Figure scripts
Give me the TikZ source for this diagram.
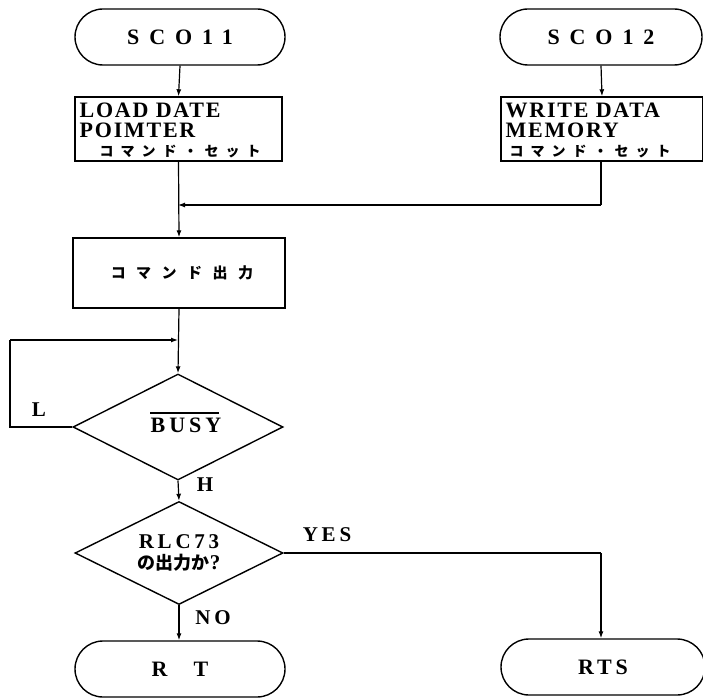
\documentclass[tikz,border=0pt]{standalone}
\usepackage{fontspec}
\setmainfont{Liberation Serif}
\newfontfamily\jp{Noto Sans CJK JP}
\newfontfamily\jpw{Noto Sans CJK JP}[LetterSpace=50]
\newfontfamily\jpx{Noto Sans CJK JP}[LetterSpace=70]
\newfontfamily\wideA{Liberation Serif}[LetterSpace=45]
\newfontfamily\wideB{Liberation Serif}[LetterSpace=8]
\newfontfamily\wideC{Liberation Serif}[LetterSpace=18]
\usetikzlibrary{shapes.misc,shapes.geometric,arrows.meta}
\begin{document}
\begin{tikzpicture}[x=1pt,y=-1pt,line width=1.4pt,
  term/.style={draw,rounded rectangle,minimum height=56pt,inner sep=0pt,font=\wideA\bfseries\fontsize{22}{24}\selectfont},
  procbox/.style={draw,rectangle,inner sep=0pt},
  decision/.style={draw,diamond,inner sep=0pt,minimum width=210pt,minimum height=106pt,aspect=1.98},
  lbl/.style={font=\wideC\bfseries\fontsize{21}{22}\selectfont},
  arr/.style={-{Latex[length=7pt,width=5pt]},line width=1.2pt},
  ln/.style={line width=1.2pt}]
\useasboundingbox (0,0) rectangle (703,700);

\node[term,minimum width=210pt] (s11) at (180,37) {SCO11};
\node[term,minimum width=202pt] (s12) at (601,37) {SCO12};

\node[procbox,minimum width=207pt,minimum height=64pt] (b1) at (178.5,129) {};
\node[anchor=north west,align=left,inner sep=0pt,font=\wideB\bfseries\fontsize{22}{20}\selectfont] (t1) at (79,102.5)
  {LOAD DATE\\POIMTER\\[-1pt]\hspace*{20pt}{\jpw\bfseries\fontsize{14}{15}\selectfont コマンド・セット}};

\node[procbox,minimum width=202pt,minimum height=64pt] (b2) at (602,129) {};
\node[anchor=north west,align=left,inner sep=0pt,font=\wideB\bfseries\fontsize{22}{20}\selectfont] (t2) at (505,102.5)
  {WRITE DATA\\MEMORY\\[-1pt]\hspace*{4pt}{\jpw\bfseries\fontsize{14}{15}\selectfont コマンド・セット}};

\node[procbox,minimum width=212pt,minimum height=70pt,font=\jpx\bfseries\fontsize{15}{16}\selectfont] (b3) at (179,273) {\hspace*{6pt}コマンド出力};

\node[decision] (d1) at (178,427) {};
\node[inner sep=0pt,font=\wideC\bfseries\fontsize{22}{24}\selectfont] (busy) at (186,425) {BUSY};
\draw[line width=1.2pt] ([yshift=4pt]busy.north west) -- ([yshift=4pt,xshift=-3pt]busy.north east);

\node[decision,minimum height=103pt,minimum width=208pt,aspect=2.02,align=center,font=\bfseries\fontsize{21}{22}\selectfont] (d2) at (179,553)
  {{\wideC RLC73}\\[-1pt]{\jp\bfseries\fontsize{18}{19}\selectfont の出力か}?};

\node[term,minimum width=210pt] (rt) at (180,669) {R\hspace{26pt}T};
\node[term,minimum width=204pt,font=\wideC\bfseries\fontsize{22}{24}\selectfont] (rts) at (603,667) {RTS};

\coordinate (j1) at (178,205);
\coordinate (j2) at (178,340);
\coordinate (c1) at (601,205);
\coordinate (c2) at (10,427);
\coordinate (c3) at (10,340);
\coordinate (c4) at (601,553);

\draw[arr] (s11.south) -- (b1.north);
\draw[arr] (s12.south) -- (b2.north);
\draw[arr] (b1.south) -- (b3.north);
\draw[ln] (b2.south -| c1) -- (c1);
\draw[arr] (c1) -- (j1);
\draw[arr] (b3.south) -- (d1.north);
\draw[ln] (d1.west) -- (c2) -- (c3);
\draw[arr] (c3) -- (j2);
\draw[arr] (d1.south) -- (d2.north);
\draw[ln] (d2.east) -- (c4);
\draw[arr] (c4) -- (rts.north -| c4);
\draw[arr] (d2.south) -- (rt.north -| d2.south);

\node[lbl] (lL) at (39,410) {L};
\node[lbl] (lH) at (205,485) {H};
\node[lbl] (lY) at (327,535) {YES};
\node[lbl] (lN) at (213,618) {NO};
\end{tikzpicture}
\end{document}
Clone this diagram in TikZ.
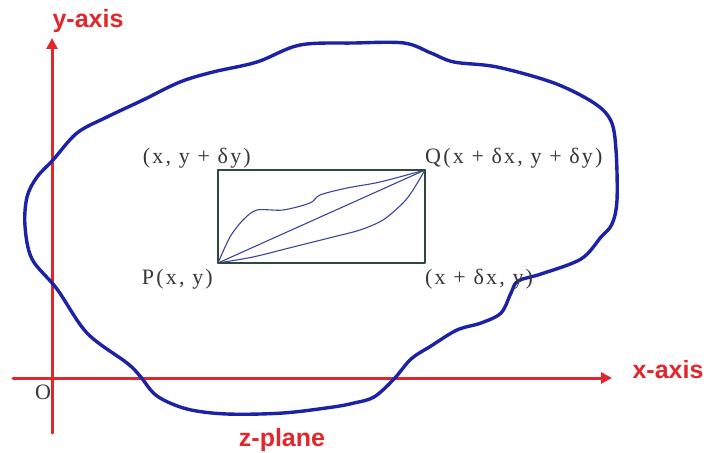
\documentclass[tikz,border=0pt]{standalone}
\usepackage{fontspec}
\setmainfont{Liberation Serif}
\newfontfamily\axisfont{Liberation Sans}
\newfontfamily\pointfont[LetterSpace=10]{Liberation Serif}
\usetikzlibrary{arrows.meta}
\definecolor{axisred}{HTML}{E0282C}
\definecolor{curveblue}{HTML}{1C22A8}
\definecolor{pathblue}{HTML}{3A44A0}
\definecolor{boxgreen}{HTML}{2E4A38}
\definecolor{labelgray}{HTML}{383838}
\tikzset{
  every picture/.style={
    line join=round,
    line cap=round,
  },
  axis/.style={axisred, line width=3pt, -{Triangle[length=11pt,width=11pt]}},
  axislabel/.style={axisred, font=\axisfont\bfseries\fontsize{25}{25}\selectfont},
  ptlabel/.style={labelgray, inner sep=0pt, text height=15pt, text depth=5pt,
    font=\pointfont\fontsize{22}{22}\selectfont},
  region/.style={curveblue, line width=3.4pt},
  route/.style={pathblue, line width=1.1pt},
  box/.style={boxgreen, line width=2.2pt, line cap=butt},
}
\begin{document}
\begin{tikzpicture}[x=1pt, y=-1pt]
    \useasboundingbox (0,0) rectangle (708,452);

    % Axes
    \coordinate (ybot) at (52,433);
    \coordinate (ytop) at (52,38);
    \coordinate (xleft) at (13,378);
    \coordinate (xright) at (612,378);
    \draw[axis] (ybot) -- (ytop);
    \draw[axis] (xleft) -- (xright);
    \node[axislabel] (ylab) at (88,21) {y-axis};
    \node[axislabel] (xlab) at (668,370) {x-axis};
    \node[ptlabel] (origin) at (43,394) {O};
    \node[axislabel] (plane) at (282,440) {z-plane};

    % Closed region
    \draw[region] plot[smooth cycle, tension=0.55] coordinates {
      (300,45) (354,43) (404,43) (431,53) (454,62) (497,67) (554,83)
      (594,103) (611,121) (616,150) (617,200) (612,224) (601,237)
      (581,259) (541,274) (518,281) (511,293) (501,313) (481,323)
      (457,330) (431,346) (411,359) (394,379) (374,397) (354,403)
      (333,407) (283,413) (227,414) (187,409) (157,396) (140,376)
      (127,363) (87,333) (57,289) (32,259) (25,226) (27,197) (37,177)
      (53,160) (77,133) (107,117) (143,100) (180,82) (213,72) (257,62)};

    % Rectangle PQ
    \coordinate (P) at (218,263);
    \coordinate (Q) at (425,170);
    \draw[route] plot[smooth, tension=0.5] coordinates {
      (P) (230,237) (243,220) (257,210) (283,210) (310,203) (320,195)
      (347,188) (380,182) (Q)};
    \draw[route] plot[smooth, tension=0.5] coordinates {
      (P) (253,257) (293,247) (333,237) (360,230) (383,220) (403,203)
      (413,190) (Q)};
    \draw[route] (P) -- (Q);
    \draw[box] (P) rectangle (Q);

    % Corner labels
    \node[ptlabel, anchor=east] (tl) at (251,158) {(x, y + δy)};
    \node[ptlabel, anchor=west] (tr) at (425,158) {Q(x + δx, y + δy)};
    \node[ptlabel, anchor=east] (bl) at (213,279) {P(x, y)};
    \node[ptlabel, anchor=west] (br) at (425,279) {(x + δx, y)};
\end{tikzpicture}
\end{document}
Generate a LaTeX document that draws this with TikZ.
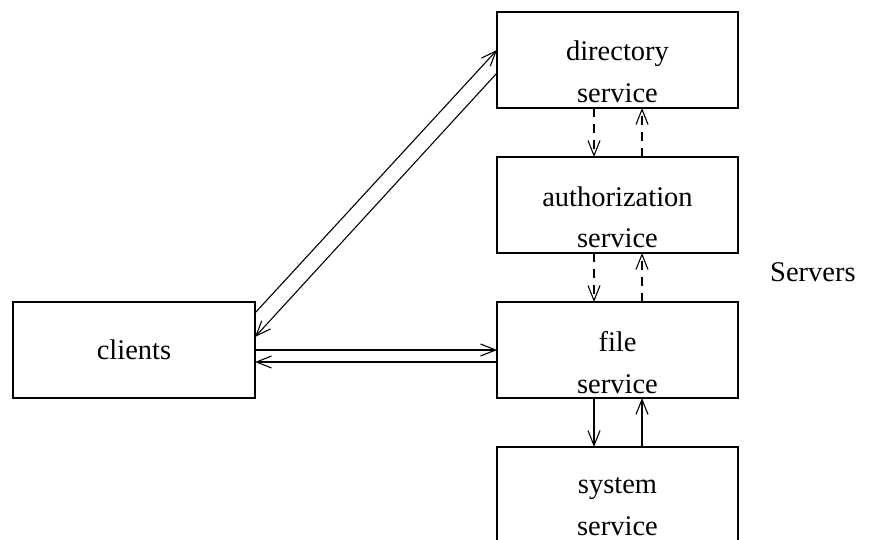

» **What to produce**
Transcribe the listing above verbatim. Omit the pictures.

» **Task output**
Give me the TikZ source for this diagram.
\documentclass[tikz,border=0pt]{standalone}
\usepackage{fontspec}
\setmainfont{Liberation Serif}
\newfontfamily\jp{Noto Sans CJK JP}
\newfontfamily\jpw{Noto Sans CJK JP}[LetterSpace=50]
\newfontfamily\jpx{Noto Sans CJK JP}[LetterSpace=70]
\newfontfamily\wideA{Liberation Serif}[LetterSpace=45]
\newfontfamily\wideB{Liberation Serif}[LetterSpace=8]
\newfontfamily\wideC{Liberation Serif}[LetterSpace=18]
\usetikzlibrary{shapes.misc,shapes.geometric,arrows.meta}
\begin{document}
\begin{tikzpicture}[x=1pt,y=-1pt,line width=1.4pt,
  term/.style={draw,rounded rectangle,minimum height=56pt,inner sep=0pt,font=\wideA\bfseries\fontsize{22}{24}\selectfont},
  procbox/.style={draw,rectangle,inner sep=0pt},
  decision/.style={draw,diamond,inner sep=0pt,minimum width=210pt,minimum height=106pt,aspect=1.98},
  lbl/.style={font=\wideC\bfseries\fontsize{21}{22}\selectfont},
  arr/.style={-{Latex[length=7pt,width=5pt]},line width=1.2pt},
  ln/.style={line width=1.2pt}]
\useasboundingbox (0,0) rectangle (703,700);

\node[term,minimum width=210pt] (s11) at (180,37) {SCO11};
\node[term,minimum width=202pt] (s12) at (601,37) {SCO12};

\node[procbox,minimum width=207pt,minimum height=64pt] (b1) at (178.5,129) {};
\node[anchor=north west,align=left,inner sep=0pt,font=\wideB\bfseries\fontsize{22}{20}\selectfont] (t1) at (79,102.5)
  {LOAD DATE\\POIMTER\\[-1pt]\hspace*{20pt}{\jpw\bfseries\fontsize{14}{15}\selectfont コマンド・セット}};

\node[procbox,minimum width=202pt,minimum height=64pt] (b2) at (602,129) {};
\node[anchor=north west,align=left,inner sep=0pt,font=\wideB\bfseries\fontsize{22}{20}\selectfont] (t2) at (505,102.5)
  {WRITE DATA\\MEMORY\\[-1pt]\hspace*{4pt}{\jpw\bfseries\fontsize{14}{15}\selectfont コマンド・セット}};

\node[procbox,minimum width=212pt,minimum height=70pt,font=\jpx\bfseries\fontsize{15}{16}\selectfont] (b3) at (179,273) {\hspace*{6pt}コマンド出力};

\node[decision] (d1) at (178,427) {};
\node[inner sep=0pt,font=\wideC\bfseries\fontsize{22}{24}\selectfont] (busy) at (186,425) {BUSY};
\draw[line width=1.2pt] ([yshift=4pt]busy.north west) -- ([yshift=4pt,xshift=-3pt]busy.north east);

\node[decision,minimum height=103pt,minimum width=208pt,aspect=2.02,align=center,font=\bfseries\fontsize{21}{22}\selectfont] (d2) at (179,553)
  {{\wideC RLC73}\\[-1pt]{\jp\bfseries\fontsize{18}{19}\selectfont の出力か}?};

\node[term,minimum width=210pt] (rt) at (180,669) {R\hspace{26pt}T};
\node[term,minimum width=204pt,font=\wideC\bfseries\fontsize{22}{24}\selectfont] (rts) at (603,667) {RTS};

\coordinate (j1) at (178,205);
\coordinate (j2) at (178,340);
\coordinate (c1) at (601,205);
\coordinate (c2) at (10,427);
\coordinate (c3) at (10,340);
\coordinate (c4) at (601,553);

\draw[arr] (s11.south) -- (b1.north);
\draw[arr] (s12.south) -- (b2.north);
\draw[arr] (b1.south) -- (b3.north);
\draw[ln] (b2.south -| c1) -- (c1);
\draw[arr] (c1) -- (j1);
\draw[arr] (b3.south) -- (d1.north);
\draw[ln] (d1.west) -- (c2) -- (c3);
\draw[arr] (c3) -- (j2);
\draw[arr] (d1.south) -- (d2.north);
\draw[ln] (d2.east) -- (c4);
\draw[arr] (c4) -- (rts.north -| c4);
\draw[arr] (d2.south) -- (rt.north -| d2.south);

\node[lbl] (lL) at (39,410) {L};
\node[lbl] (lH) at (205,485) {H};
\node[lbl] (lY) at (327,535) {YES};
\node[lbl] (lN) at (213,618) {NO};
\end{tikzpicture}
\end{document}
Clone this diagram in TikZ.
\documentclass[tikz,border=0pt]{standalone}
\usepackage{fontspec}
\setmainfont{Liberation Serif}
\newfontfamily\axisfont{Liberation Sans}
\newfontfamily\pointfont[LetterSpace=10]{Liberation Serif}
\usetikzlibrary{arrows.meta}
\definecolor{axisred}{HTML}{E0282C}
\definecolor{curveblue}{HTML}{1C22A8}
\definecolor{pathblue}{HTML}{3A44A0}
\definecolor{boxgreen}{HTML}{2E4A38}
\definecolor{labelgray}{HTML}{383838}
\tikzset{
  every picture/.style={
    line join=round,
    line cap=round,
  },
  axis/.style={axisred, line width=3pt, -{Triangle[length=11pt,width=11pt]}},
  axislabel/.style={axisred, font=\axisfont\bfseries\fontsize{25}{25}\selectfont},
  ptlabel/.style={labelgray, inner sep=0pt, text height=15pt, text depth=5pt,
    font=\pointfont\fontsize{22}{22}\selectfont},
  region/.style={curveblue, line width=3.4pt},
  route/.style={pathblue, line width=1.1pt},
  box/.style={boxgreen, line width=2.2pt, line cap=butt},
}
\begin{document}
\begin{tikzpicture}[x=1pt, y=-1pt]
    \useasboundingbox (0,0) rectangle (708,452);

    % Axes
    \coordinate (ybot) at (52,433);
    \coordinate (ytop) at (52,38);
    \coordinate (xleft) at (13,378);
    \coordinate (xright) at (612,378);
    \draw[axis] (ybot) -- (ytop);
    \draw[axis] (xleft) -- (xright);
    \node[axislabel] (ylab) at (88,21) {y-axis};
    \node[axislabel] (xlab) at (668,370) {x-axis};
    \node[ptlabel] (origin) at (43,394) {O};
    \node[axislabel] (plane) at (282,440) {z-plane};

    % Closed region
    \draw[region] plot[smooth cycle, tension=0.55] coordinates {
      (300,45) (354,43) (404,43) (431,53) (454,62) (497,67) (554,83)
      (594,103) (611,121) (616,150) (617,200) (612,224) (601,237)
      (581,259) (541,274) (518,281) (511,293) (501,313) (481,323)
      (457,330) (431,346) (411,359) (394,379) (374,397) (354,403)
      (333,407) (283,413) (227,414) (187,409) (157,396) (140,376)
      (127,363) (87,333) (57,289) (32,259) (25,226) (27,197) (37,177)
      (53,160) (77,133) (107,117) (143,100) (180,82) (213,72) (257,62)};

    % Rectangle PQ
    \coordinate (P) at (218,263);
    \coordinate (Q) at (425,170);
    \draw[route] plot[smooth, tension=0.5] coordinates {
      (P) (230,237) (243,220) (257,210) (283,210) (310,203) (320,195)
      (347,188) (380,182) (Q)};
    \draw[route] plot[smooth, tension=0.5] coordinates {
      (P) (253,257) (293,247) (333,237) (360,230) (383,220) (403,203)
      (413,190) (Q)};
    \draw[route] (P) -- (Q);
    \draw[box] (P) rectangle (Q);

    % Corner labels
    \node[ptlabel, anchor=east] (tl) at (251,158) {(x, y + δy)};
    \node[ptlabel, anchor=west] (tr) at (425,158) {Q(x + δx, y + δy)};
    \node[ptlabel, anchor=east] (bl) at (213,279) {P(x, y)};
    \node[ptlabel, anchor=west] (br) at (425,279) {(x + δx, y)};
\end{tikzpicture}
\end{document}
Generate a LaTeX document that draws this with TikZ.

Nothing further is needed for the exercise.